What Went Wrong: It Wasn't the Latch

The problem wasn't the latch itself. The materials met the spec: marine-grade stainless steel. The dimensions were correct. The hold strength was identical. But we missed something. Something I, as a procurement specialist, should have caught.

I'm not a marine engineer, so I can't speak to the hydrodynamics of panel sealing at depth. What I can tell you from a procurement perspective is this: the latch had a different feel. The locking mechanism had a slightly different internal cam profile. It worked perfectly, but it didn't sound right when it clicked shut. The client's quality control team noticed during a pre-delivery inspection of the first batch. They weren't sure if the seal would hold under the specific vibration frequencies their equipment produced. They were worried.

James called me. He was panicked. The deadline for their delivery was in 36 hours. Missing that deadline would have meant a $50,000 penalty clause for them. I kept asking myself: is saving $800 worth potentially losing this client—and facing a massive liability claim?

The Deep Cost of a 'Good Enough' Component

This is where the quality perception issue really hits home. James told me something I'll never forget. He said, "It's not that I don't think the part will work. But if my client—the shipyard—asks me why the door hardware doesn't feel like the approved spec, my answer is 'We tried to save $800.' That's not the conversation I want to have."

He was right. The client's confidence wasn't in the latch's functional integrity. It was in the proven integrity of the system. By swapping a known, tested component for a technically equivalent but unproven alternative, we introduced a seed of doubt. And in industrial B2B, doubt is a project killer.

Think about this: When a welder installs that latch, he feels the action. When the QC inspector checks it, he sees the brand. When the ship's captain inspects the panel years later, he sees the same thing. The component is a physical manifestation of the engineering decision-making process. A cheap-looking latch screams "corners were cut," even if functionally perfect.
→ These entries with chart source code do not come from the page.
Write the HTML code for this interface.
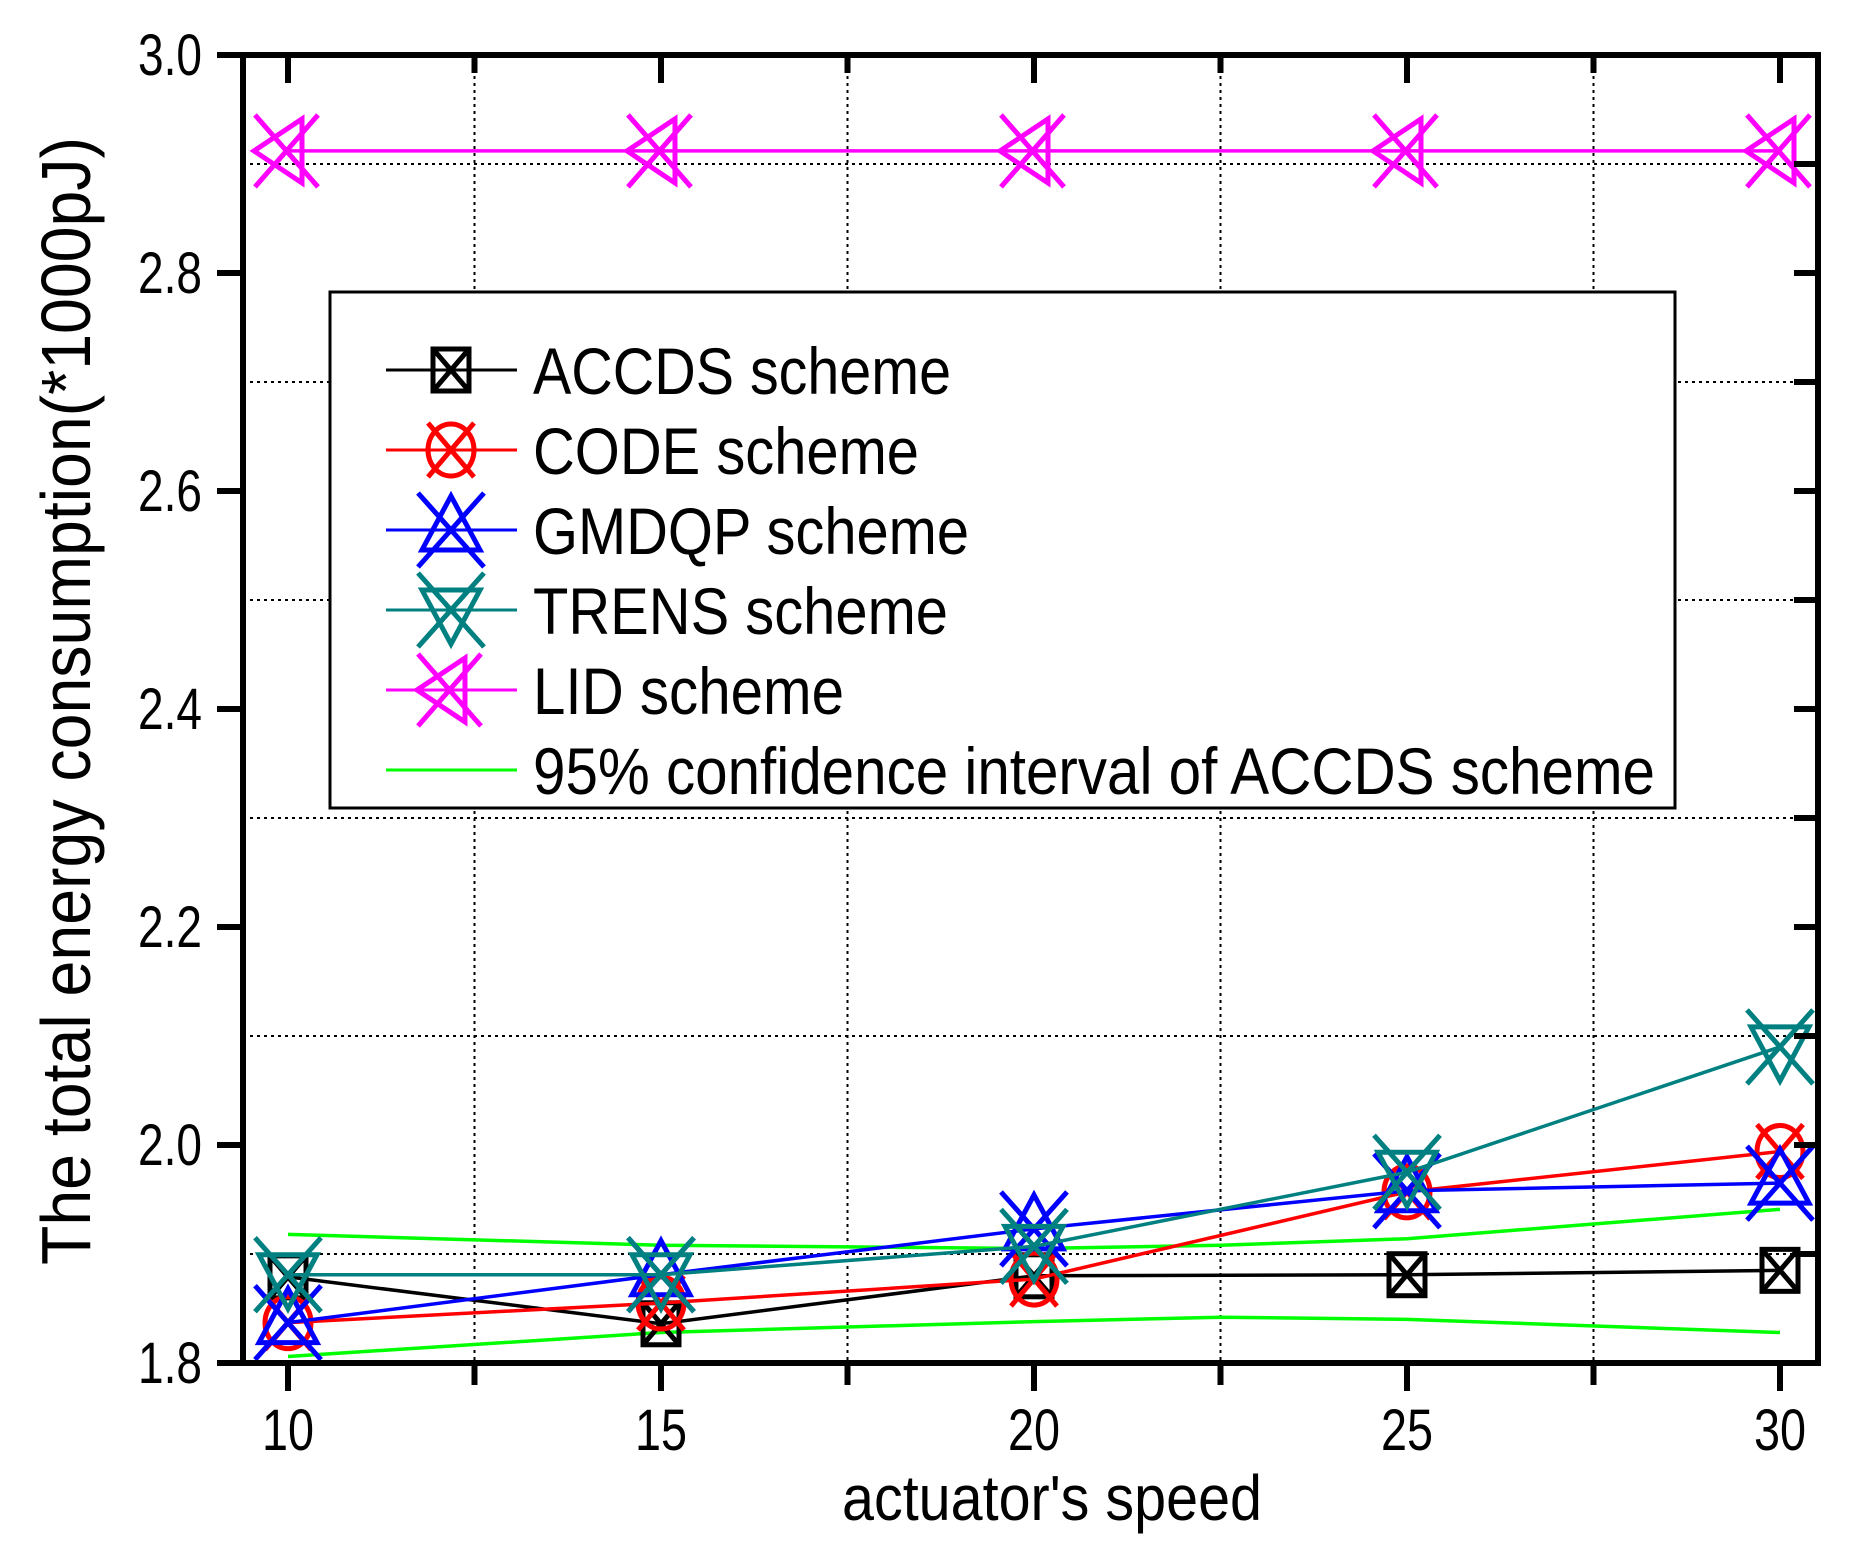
<!DOCTYPE html>
<html><head><meta charset="utf-8"><style>
html,body{margin:0;padding:0;background:#fff;}
svg{display:block;font-family:"Liberation Sans",sans-serif;}
</style></head><body>
<svg id="chart" width="1866" height="1566" viewBox="0 0 1866 1566" xmlns="http://www.w3.org/2000/svg">
<rect x="0" y="0" width="1866" height="1566" fill="#fff"/>
<g id="grid"></g>
<g id="series"></g>
<g id="axes"></g>
<g id="legend"></g>
<text x="1052" y="1520" font-size="64" text-anchor="middle" textLength="420" lengthAdjust="spacingAndGlyphs">actuator's speed</text>
<text transform="translate(90,701) rotate(-90)" font-size="70" text-anchor="middle" textLength="1128" lengthAdjust="spacingAndGlyphs">The total energy consumption(*1000pJ)</text>
</svg>
<script>
const xCats = [10, 15, 20, 25, 30];
const accds = [1.879, 1.836, 1.880, 1.881, 1.885];
const code = [1.837, 1.855, 1.877, 1.957, 1.994];
const gmdqp = [1.837, 1.881, 1.923, 1.958, 1.965];
const trens = [1.881, 1.881, 1.907, 1.975, 2.090];
const lid = [2.912, 2.912, 2.912, 2.912, 2.912];
const ciX = [10, 15, 20, 22.5, 25, 30];
const ciUpper = [1.918, 1.908, 1.905, 1.908, 1.914, 1.941];
const ciLower = [1.806, 1.828, 1.838, 1.842, 1.840, 1.828];
const yTicks = [1.8, 2.0, 2.2, 2.4, 2.6, 2.8, 3.0];
const yTickLabels = ["1.8", "2.0", "2.2", "2.4", "2.6", "2.8", "3.0"];
const yGrid = [1.9, 2.1, 2.3, 2.5, 2.7, 2.9];
const xGrid = [12.5, 17.5, 22.5, 27.5];
const xTickLabels = ["10", "15", "20", "25", "30"];

const L = 243, R = 1818, T = 55, B = 1363;
const X = v => 288 + (v - 10) * (1780 - 288) / 20;
const Y = v => B - (v - 1.8) * (B - T) / 1.2;
const NS = "http://www.w3.org/2000/svg";
function mk(parent, tag, attrs) {
  const e = document.createElementNS(NS, tag);
  for (const k in attrs) e.setAttribute(k, attrs[k]);
  parent.appendChild(e);
  return e;
}
const grid = document.getElementById('grid');
const axes = document.getElementById('axes');
const series = document.getElementById('series');
const legend = document.getElementById('legend');

yGrid.forEach(v => {
  const l = mk(grid, 'line', {x1: L, x2: R, y1: Y(v), y2: Y(v), stroke: '#000', 'stroke-width': 2, 'stroke-dasharray': '3,4'});
  
  
  const t = mk(axes, 'line', {x1: R - 24, x2: R, y1: Y(v), y2: Y(v), stroke: '#000', 'stroke-width': 6});
  
  
});
xGrid.forEach(v => {
  const l = mk(grid, 'line', {x1: X(v), x2: X(v), y1: T, y2: B, stroke: '#000', 'stroke-width': 2, 'stroke-dasharray': '3,4'});
  
  
  const t = mk(axes, 'line', {x1: X(v), x2: X(v), y1: B, y2: B + 22, stroke: '#000', 'stroke-width': 6});
  
  
  const t2 = mk(axes, 'line', {x1: X(v), x2: X(v), y1: T, y2: T + 18, stroke: '#000', 'stroke-width': 6});
  
  
});
const frame = mk(axes, 'rect', {x: L, y: T, width: R - L, height: B - T, fill: 'none', stroke: '#000', 'stroke-width': 6});



yTicks.forEach((v, i) => {
  const t = mk(axes, 'line', {x1: L - 26, x2: L, y1: Y(v), y2: Y(v), stroke: '#000', 'stroke-width': 6});
  
  
  const t2 = mk(axes, 'line', {x1: R - 24, x2: R, y1: Y(v), y2: Y(v), stroke: '#000', 'stroke-width': 6});
  
  
  const lb = mk(axes, 'text', {x: 202, y: Y(v) + 20, 'font-size': 58, 'text-anchor': 'end', textLength: 64, lengthAdjust: 'spacingAndGlyphs'});
  lb.textContent = yTickLabels[i];
  
  
});
xCats.forEach((v, i) => {
  const t = mk(axes, 'line', {x1: X(v), x2: X(v), y1: B, y2: B + 28, stroke: '#000', 'stroke-width': 6});
  
  
  const t2 = mk(axes, 'line', {x1: X(v), x2: X(v), y1: T, y2: T + 28, stroke: '#000', 'stroke-width': 6});
  
  
  const lb = mk(axes, 'text', {x: X(v), y: 1450, 'font-size': 58, 'text-anchor': 'middle', textLength: 52, lengthAdjust: 'spacingAndGlyphs'});
  lb.textContent = xTickLabels[i];
  
  
});

function marker(g, type, cx, cy, color) {
  const sw = 5;
  const p = {fill: 'none', stroke: color, 'stroke-width': sw};
  if (type === 'square') {
    mk(g, 'rect', Object.assign({x: cx - 18, y: cy - 21, width: 36, height: 42}, p));
    mk(g, 'path', Object.assign({d: `M${cx-18},${cy-21}L${cx+18},${cy+21}M${cx+18},${cy-21}L${cx-18},${cy+21}`}, p));
  } else if (type === 'circle') {
    mk(g, 'ellipse', Object.assign({cx: cx, cy: cy, rx: 23, ry: 26}, p));
    mk(g, 'path', Object.assign({d: `M${cx-23},${cy-27}L${cx+23},${cy+27}M${cx+23},${cy-27}L${cx-23},${cy+27}`}, p));
  } else if (type === 'up') {
    mk(g, 'path', Object.assign({d: `M${cx},${cy-34}L${cx+29},${cy+20}L${cx-29},${cy+20}Z`}, p));
    mk(g, 'path', Object.assign({d: `M${cx-33},${cy-37}L${cx+33},${cy+37}M${cx+33},${cy-37}L${cx-33},${cy+37}`}, p));
  } else if (type === 'down') {
    mk(g, 'path', Object.assign({d: `M${cx},${cy+34}L${cx+29},${cy-20}L${cx-29},${cy-20}Z`}, p));
    mk(g, 'path', Object.assign({d: `M${cx-33},${cy-37}L${cx+33},${cy+37}M${cx+33},${cy-37}L${cx-33},${cy+37}`}, p));
  } else if (type === 'left') {
    mk(g, 'path', Object.assign({d: `M${cx-34},${cy}L${cx+14},${cy-32}L${cx+14},${cy+32}Z`}, p));
    mk(g, 'path', Object.assign({d: `M${cx-33},${cy-36}L${cx+30},${cy+36}M${cx+30},${cy-36}L${cx-33},${cy+36}`}, p));
  }
}

[[ciUpper, 'ci-upper-line'], [ciLower, 'ci-lower-line']].forEach(([arr, nm]) => {
  const pl = mk(series, 'polyline', {points: ciX.map((x, i) => X(x) + ',' + Y(arr[i])).join(' '), fill: 'none', stroke: '#00ff00', 'stroke-width': 3.5});
  
  
});

const defs = [
  [accds, '#000000', 'square', 'accds'],
  [code, '#ff0000', 'circle', 'code'],
  [gmdqp, '#0000ff', 'up', 'gmdqp'],
  [trens, '#008080', 'down', 'trens'],
  [lid, '#ff00ff', 'left', 'lid']
];
defs.forEach(([arr, col, type, nm]) => {
  const g = mk(series, 'g', {});
  
  
  const pl = mk(g, 'polyline', {points: xCats.map((x, i) => X(x) + ',' + Y(arr[i])).join(' '), fill: 'none', stroke: col, 'stroke-width': 3.5});
  
  
  xCats.forEach((x, i) => {
    const mg = mk(g, 'g', {});
    
    
    marker(mg, type, X(x), Y(arr[i]), col);
  });
});

const box = mk(legend, 'rect', {x: 330, y: 292, width: 1345, height: 516, fill: '#fff', stroke: '#000', 'stroke-width': 3});


const legendLabels = ['ACCDS scheme', 'CODE scheme', 'GMDQP scheme', 'TRENS scheme', 'LID scheme', '95% confidence interval of ACCDS scheme'];
const legendWidths = [418, 386, 436, 415, 311, 1122];
const legendColors = ['#000000', '#ff0000', '#0000ff', '#008080', '#ff00ff', '#00ff00'];
const legendTypes = ['square', 'circle', 'up', 'down', 'left', null];
legendLabels.forEach((lbl, i) => {
  const y = 370 + i * 80;
  const g = mk(legend, 'g', {});
  
  
  mk(g, 'line', {x1: 386, x2: 517, y1: y, y2: y, stroke: legendColors[i], 'stroke-width': 3});
  if (legendTypes[i]) marker(g, legendTypes[i], 451, y, legendColors[i]);
  const t = mk(g, 'text', {x: 533, y: y + 24, 'font-size': 66, textLength: legendWidths[i], lengthAdjust: 'spacingAndGlyphs'});
  t.textContent = lbl;
  
  
});
</script>
</body></html>
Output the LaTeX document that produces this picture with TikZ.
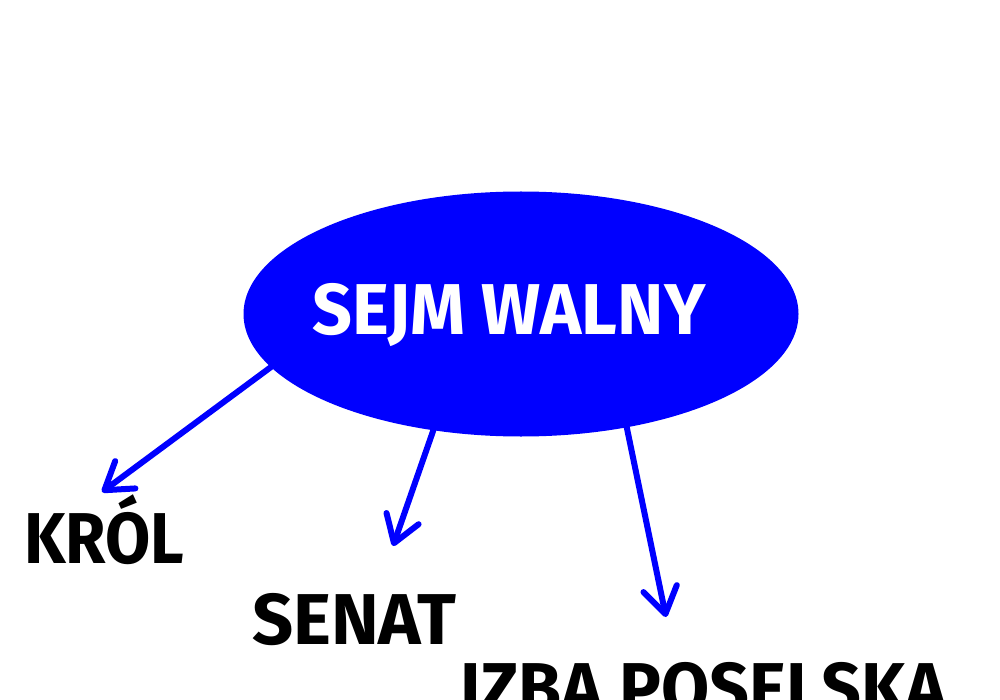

Why 'It Meets Spec' Isn't Enough

This gets into engineering territory that's a bit outside my expertise, so I'd recommend consulting a marine systems engineer for the full technical analysis. But from my years handling rush orders and critical parts for projects ranging from $500 to $15,000, I can tell you the operational reality: a part that "meets spec" can still fail a client's trust audit. The spec is a baseline, not a guarantee of perceived quality.

The upside of sticking with the original spec was clear: zero doubt, zero risk. The risk of our substitution was reputational damage and a potential contract breach. The worst case? We replace the entire batch twice at our cost—about $3,500. The best case? We save $800 and James feels awkward. The expected value said our substitution was fine, but the downside felt catastrophic for a new relationship.

The Solution: Trust Over Savings

Even after deciding to revert to the original specified latch, I kept second-guessing. What if the client couldn't get the parts in time? The 36 hours until delivery were stressful. We found a vendor with the exact part in stock. We paid $600 extra in rush fees (on top of the $1,200 base cost), and delivered the corrected batch 24 hours before the deadline. The client's alternative was a complete project delay.

Hit 'approve' on the rush fee and immediately thought, 'I should have caught this earlier.' Didn't relax until the client's QC sent a signed acceptance form.

The lesson? In my opinion, the $600 was the cheapest part of the whole ordeal. The alternative—delivering components that would make our client question their own supplier choices—would have cost us far more in lost future contracts. When I think about it, the $50 difference per project between the 'good enough' latch and the 'right' latch translated to a much better client retention rate. We now have a strict policy: for new clients, never deviate from the approved component spec without submitting a formal engineering equivalency assessment. Period.